Another blow to red meat

If red meat had a publicity agent, he or she would be fired by now. Publicity agents are supposed to plant positive news about their client and kill any negative publicity. But ever since James Garner, the face of the “Real Food for Real People” beef campaign, suffered a heart attack in 1988, there has been nothing but bad publicity about red meat.

Consider this succession of damaging events.

Mad cow disease surfaces in the US in 2003, with three cows diagnosed with the fatal disease by 2005 and the sources never found.

Chairman and CEO of McDonald’s Corporation, Jim Cantalupo, suffers a fatal heart attack at a company event in 2004.

Charlie Bell, Cantalupo’s replacement as McDonald’s CEO, is diagnosed with colon cancer two weeks after taking office and also dies.

Fast Food Nation and The Omnivore’s Dilemma, books unfriendly to the meat industry, stay on the New York Times bestseller list for years.

Video of abused “downer” cows sparks the largest meat recall in US history, tarring the National School Lunch Program in 2008. Big Meat reacts to undercover leaks by trying to criminalize farm videos.

Both Oprah Winfrey and Bill Clinton flirt with meat-free diets; Clinton’s seems to have stuck.

Martha Stewart, the doyenne of taste and nutrition, broadcast a vegetarian Thanksgiving show in 2009. What?

More than half of Americans cut back on meat consumption after 2008 recession. The National Association of State Departments of Agriculture cannot unload the unwanted product and tries to increase Supplemental Nutrition Assistance Program (SNAP) meat allowances to get rid of “the oversupply.”

A world outbreak of swine flu in 2009is linked to pig farms, according to some news sources. Big Meat beseeches press to call the disease the H1N1 flu instead of Swine Flu.

More than 24 workers in pork slaughterhouses in charge of pulverizing pork brains for overseas markets develop a debilitating, possibly permanent nerve condition called progressive inflammatory neuropathy. Health departments are forced to assure public they won’t catch PIN from eating pork.

Nutritionists caution Americans are getting too much protein not too little, to the chagrin of Big Meat which uses alleged “protein deficiencies” in marketing

Medical, cancer and heart groups warn people to cut back or eliminate red meat.
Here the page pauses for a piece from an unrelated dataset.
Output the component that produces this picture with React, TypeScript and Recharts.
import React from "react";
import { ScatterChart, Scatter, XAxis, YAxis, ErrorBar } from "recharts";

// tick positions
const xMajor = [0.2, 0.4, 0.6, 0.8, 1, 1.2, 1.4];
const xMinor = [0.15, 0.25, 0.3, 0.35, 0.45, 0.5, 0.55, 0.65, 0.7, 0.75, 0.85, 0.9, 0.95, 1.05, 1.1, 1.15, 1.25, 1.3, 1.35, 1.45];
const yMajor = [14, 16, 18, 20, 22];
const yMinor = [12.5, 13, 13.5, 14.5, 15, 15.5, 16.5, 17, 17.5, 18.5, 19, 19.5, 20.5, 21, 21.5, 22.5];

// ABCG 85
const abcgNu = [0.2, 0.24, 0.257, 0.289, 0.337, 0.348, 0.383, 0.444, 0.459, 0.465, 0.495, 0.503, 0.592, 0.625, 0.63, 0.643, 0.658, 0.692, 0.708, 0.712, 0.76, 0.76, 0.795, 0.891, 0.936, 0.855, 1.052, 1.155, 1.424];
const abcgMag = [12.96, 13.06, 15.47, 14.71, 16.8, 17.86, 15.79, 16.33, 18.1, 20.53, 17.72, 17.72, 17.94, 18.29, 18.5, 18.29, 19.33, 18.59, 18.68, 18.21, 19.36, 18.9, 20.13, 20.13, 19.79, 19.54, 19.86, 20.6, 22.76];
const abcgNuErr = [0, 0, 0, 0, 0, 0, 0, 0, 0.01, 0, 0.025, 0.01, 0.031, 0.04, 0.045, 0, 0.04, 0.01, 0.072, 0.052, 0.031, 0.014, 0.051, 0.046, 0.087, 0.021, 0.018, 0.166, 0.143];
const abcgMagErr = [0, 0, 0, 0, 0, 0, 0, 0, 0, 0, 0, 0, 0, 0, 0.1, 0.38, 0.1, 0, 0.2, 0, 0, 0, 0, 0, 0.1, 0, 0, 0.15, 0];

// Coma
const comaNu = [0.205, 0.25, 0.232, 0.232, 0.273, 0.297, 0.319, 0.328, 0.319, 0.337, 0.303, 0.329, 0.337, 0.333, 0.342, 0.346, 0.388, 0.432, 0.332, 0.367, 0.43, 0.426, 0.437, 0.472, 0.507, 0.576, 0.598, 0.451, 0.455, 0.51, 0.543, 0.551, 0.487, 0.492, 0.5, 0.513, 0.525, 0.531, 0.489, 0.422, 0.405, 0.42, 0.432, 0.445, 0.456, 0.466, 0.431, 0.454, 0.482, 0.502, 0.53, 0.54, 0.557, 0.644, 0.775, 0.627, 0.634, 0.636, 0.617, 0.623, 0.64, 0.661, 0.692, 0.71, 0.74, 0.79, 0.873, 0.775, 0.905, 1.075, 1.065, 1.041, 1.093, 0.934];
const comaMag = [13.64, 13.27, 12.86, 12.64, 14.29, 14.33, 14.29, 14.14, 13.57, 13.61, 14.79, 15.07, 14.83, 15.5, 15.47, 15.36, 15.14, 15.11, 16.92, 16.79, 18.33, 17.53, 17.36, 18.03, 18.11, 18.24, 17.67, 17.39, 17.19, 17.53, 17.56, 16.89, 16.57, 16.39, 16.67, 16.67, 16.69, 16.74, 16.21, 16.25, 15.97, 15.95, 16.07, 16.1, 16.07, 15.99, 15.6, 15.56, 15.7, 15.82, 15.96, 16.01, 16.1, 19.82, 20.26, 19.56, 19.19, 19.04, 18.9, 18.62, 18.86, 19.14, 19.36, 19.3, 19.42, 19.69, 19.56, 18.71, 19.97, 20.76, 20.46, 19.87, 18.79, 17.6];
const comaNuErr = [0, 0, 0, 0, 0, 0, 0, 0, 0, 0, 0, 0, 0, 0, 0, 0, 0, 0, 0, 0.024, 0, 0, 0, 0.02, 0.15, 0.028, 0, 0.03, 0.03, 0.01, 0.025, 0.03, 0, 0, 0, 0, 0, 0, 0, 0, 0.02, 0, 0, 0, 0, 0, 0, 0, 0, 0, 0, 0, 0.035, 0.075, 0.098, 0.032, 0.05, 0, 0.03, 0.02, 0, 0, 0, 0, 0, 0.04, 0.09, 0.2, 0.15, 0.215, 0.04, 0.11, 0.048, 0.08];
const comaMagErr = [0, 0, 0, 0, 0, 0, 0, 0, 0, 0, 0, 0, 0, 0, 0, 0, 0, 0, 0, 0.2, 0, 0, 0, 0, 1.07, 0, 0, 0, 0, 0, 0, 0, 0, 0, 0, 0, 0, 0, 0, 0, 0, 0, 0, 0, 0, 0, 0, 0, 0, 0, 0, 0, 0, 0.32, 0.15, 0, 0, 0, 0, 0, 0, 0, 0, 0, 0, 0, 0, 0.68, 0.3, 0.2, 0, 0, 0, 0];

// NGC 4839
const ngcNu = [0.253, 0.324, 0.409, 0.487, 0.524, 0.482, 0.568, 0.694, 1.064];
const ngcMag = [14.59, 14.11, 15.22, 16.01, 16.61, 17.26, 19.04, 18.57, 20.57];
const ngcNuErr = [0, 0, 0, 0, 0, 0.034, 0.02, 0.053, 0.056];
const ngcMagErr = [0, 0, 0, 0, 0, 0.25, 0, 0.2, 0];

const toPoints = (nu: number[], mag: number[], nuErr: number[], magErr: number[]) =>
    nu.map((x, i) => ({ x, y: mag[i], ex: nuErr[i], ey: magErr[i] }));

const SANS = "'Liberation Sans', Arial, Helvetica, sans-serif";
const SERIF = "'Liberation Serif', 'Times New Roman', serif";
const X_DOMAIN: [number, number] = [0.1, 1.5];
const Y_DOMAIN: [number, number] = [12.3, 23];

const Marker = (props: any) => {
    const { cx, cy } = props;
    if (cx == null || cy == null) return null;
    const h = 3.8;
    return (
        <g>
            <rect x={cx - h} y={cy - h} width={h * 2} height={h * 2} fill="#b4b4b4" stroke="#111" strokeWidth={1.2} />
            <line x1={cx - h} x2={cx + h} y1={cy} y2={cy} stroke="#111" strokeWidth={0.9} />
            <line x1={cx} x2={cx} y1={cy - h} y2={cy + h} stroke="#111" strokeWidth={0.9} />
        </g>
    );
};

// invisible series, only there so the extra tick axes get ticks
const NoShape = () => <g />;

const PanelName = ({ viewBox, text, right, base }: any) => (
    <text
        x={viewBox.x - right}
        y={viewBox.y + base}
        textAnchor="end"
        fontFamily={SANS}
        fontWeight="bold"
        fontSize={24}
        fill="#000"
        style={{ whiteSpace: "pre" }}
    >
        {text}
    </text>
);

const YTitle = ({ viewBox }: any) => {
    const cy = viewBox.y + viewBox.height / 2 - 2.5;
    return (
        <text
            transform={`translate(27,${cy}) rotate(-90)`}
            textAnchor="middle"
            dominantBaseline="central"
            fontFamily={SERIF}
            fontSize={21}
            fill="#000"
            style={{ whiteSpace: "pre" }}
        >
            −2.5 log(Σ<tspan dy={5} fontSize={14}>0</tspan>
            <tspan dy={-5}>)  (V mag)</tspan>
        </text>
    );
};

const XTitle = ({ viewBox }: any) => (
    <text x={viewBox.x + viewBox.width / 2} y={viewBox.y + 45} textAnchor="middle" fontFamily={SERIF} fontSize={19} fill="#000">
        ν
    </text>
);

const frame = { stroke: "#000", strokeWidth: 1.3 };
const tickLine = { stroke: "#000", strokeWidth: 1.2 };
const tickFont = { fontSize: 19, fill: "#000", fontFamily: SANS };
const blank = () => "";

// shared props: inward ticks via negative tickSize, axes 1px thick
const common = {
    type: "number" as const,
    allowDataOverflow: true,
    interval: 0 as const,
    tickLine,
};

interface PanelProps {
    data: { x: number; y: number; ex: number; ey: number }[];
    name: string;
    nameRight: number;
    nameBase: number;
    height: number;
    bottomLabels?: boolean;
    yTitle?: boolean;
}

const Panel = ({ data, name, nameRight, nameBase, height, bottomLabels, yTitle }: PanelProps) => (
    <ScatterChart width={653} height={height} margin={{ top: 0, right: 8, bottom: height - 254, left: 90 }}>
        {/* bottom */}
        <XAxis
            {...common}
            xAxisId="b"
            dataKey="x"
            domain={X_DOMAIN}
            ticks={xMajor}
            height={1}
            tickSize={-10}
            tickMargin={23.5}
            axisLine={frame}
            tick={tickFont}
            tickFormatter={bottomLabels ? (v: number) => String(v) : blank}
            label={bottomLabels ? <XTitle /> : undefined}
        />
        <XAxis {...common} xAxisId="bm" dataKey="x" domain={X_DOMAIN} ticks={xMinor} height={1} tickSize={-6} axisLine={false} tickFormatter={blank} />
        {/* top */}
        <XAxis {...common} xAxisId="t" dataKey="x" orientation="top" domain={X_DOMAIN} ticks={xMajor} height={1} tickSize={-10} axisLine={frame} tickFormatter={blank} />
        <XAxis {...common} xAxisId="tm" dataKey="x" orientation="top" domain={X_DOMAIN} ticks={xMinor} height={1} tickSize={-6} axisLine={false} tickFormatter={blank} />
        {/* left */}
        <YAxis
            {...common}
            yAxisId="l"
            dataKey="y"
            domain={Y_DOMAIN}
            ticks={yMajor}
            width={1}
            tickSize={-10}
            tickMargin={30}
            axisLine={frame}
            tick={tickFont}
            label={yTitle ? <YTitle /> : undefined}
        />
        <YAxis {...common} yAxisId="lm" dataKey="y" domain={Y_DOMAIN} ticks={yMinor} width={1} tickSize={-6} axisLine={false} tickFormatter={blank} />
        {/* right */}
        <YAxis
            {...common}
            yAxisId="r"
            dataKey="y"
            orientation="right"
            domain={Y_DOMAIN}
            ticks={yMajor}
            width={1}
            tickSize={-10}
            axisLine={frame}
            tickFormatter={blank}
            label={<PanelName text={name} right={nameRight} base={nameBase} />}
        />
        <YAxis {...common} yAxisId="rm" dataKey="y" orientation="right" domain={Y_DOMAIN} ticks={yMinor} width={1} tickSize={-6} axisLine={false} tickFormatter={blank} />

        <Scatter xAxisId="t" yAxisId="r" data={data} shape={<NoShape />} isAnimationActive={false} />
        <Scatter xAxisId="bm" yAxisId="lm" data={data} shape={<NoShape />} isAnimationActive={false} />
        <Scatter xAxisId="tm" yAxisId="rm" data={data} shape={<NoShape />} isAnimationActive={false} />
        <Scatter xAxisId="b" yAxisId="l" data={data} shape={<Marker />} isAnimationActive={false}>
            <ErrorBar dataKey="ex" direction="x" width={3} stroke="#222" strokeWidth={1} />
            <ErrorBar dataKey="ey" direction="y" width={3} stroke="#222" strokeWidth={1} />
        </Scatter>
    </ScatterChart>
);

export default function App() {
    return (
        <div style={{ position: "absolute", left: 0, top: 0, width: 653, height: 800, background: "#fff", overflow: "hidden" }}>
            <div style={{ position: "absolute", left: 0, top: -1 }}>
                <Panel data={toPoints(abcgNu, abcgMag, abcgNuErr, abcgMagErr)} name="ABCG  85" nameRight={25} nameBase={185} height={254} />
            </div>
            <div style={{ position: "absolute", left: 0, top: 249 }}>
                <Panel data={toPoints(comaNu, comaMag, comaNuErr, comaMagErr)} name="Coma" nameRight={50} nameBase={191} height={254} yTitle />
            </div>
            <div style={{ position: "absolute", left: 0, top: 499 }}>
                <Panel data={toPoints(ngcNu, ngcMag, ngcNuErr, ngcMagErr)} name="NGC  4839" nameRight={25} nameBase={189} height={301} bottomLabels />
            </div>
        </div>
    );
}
Government warns about dangers of bacteria from undercooked meat on cutting boards and utensils, and heterocyclic amines and polycyclic aromatic hydrocarbons from overcooked meat.

How was your decade?

Nor has the bad news for red meat stopped. Last week, scientists at the Cleveland Clinic announced a new explanation of why it may contribute to heart disease. The real culprit, the scientists suspect is “a little-studied chemical that is burped out by bacteria in the intestines after people eat red meat. It is quickly converted by the liver into yet another little-studied chemical called TMAO that gets into the blood and increases the risk of heart disease,” reports the New York Times.

Is red meat soon going to be like cigarettes? A habit so stigmatized that people try to hide it and employers and insurance companies overtly discriminate against it? Doctors, public health officials and animal lovers may laud the trend—but the publicist for red meat is surely going to be fired.